We don’t know any of that right now, and I think that I’d like to see the Canadian privacy commissioner, frankly, get far more aggressive about demanding access to that kind of information. Indeed, the commissioner, it should be noted, doesn’t have to wait just for complaints, there is audit power. She has used that audit power in the past, in some instances, with federal departments. I think this is crying out for a case of an audit from the privacy commissioner of the major telecom companies to better understand the information they collect. We have a pretty good sense of just how widespread that is when you start getting into metadata, but even more under what circumstances, when is it shared, when is it disclosed, under what circumstances, with what level of cooperation, with what kind of protections, under what circumstances is it then destroyed, how is it ultimately used? There is a large data trail that we all give off almost every moment of the day, if we’re walking around with cellphones actively contacting cell towers. It’s a huge amount of information and we just don’t know very much about what happens to it.
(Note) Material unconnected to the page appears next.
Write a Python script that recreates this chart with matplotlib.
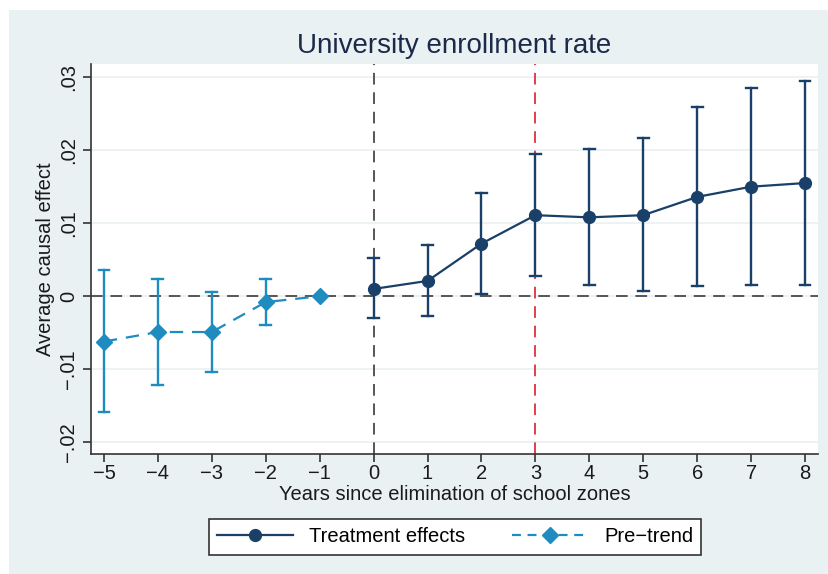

Q: How confident are you that that process will be undertaken by the commissioner? Do you have a lot of confidence?
A: Given that most of the stuff only seems to come up whether by leaks or proactive attempts to obtain information through access to information, we’re not in an environment where we’re proactively trying to grapple with these sorts of issues. That’s clearly not what’s happening. One would hope that perhaps this becomes a bit of a watershed moment that says, “Okay, you know what? This is happening on a scale that most previously didn’t fully appreciate and we need to begin the process of dealing with it in a far better way and have a much more mature, open discussion and debate about what’s appropriate, what’s necessary. And to the extent to which we have things that are necessary that some feel are inappropriate or at least unfortunate, how do we find ways to ensure that we surround that with safeguards and oversight that try to limit the prospect for misuse or abuse?” And we’re not even close to having any of that. For the moment, it’s either just denials or partisan claims from either side that this is seen as an opportunity to score political points as opposed to a genuine effort to try to ensure that we’ve got the security we need—and also the privacy we deserve.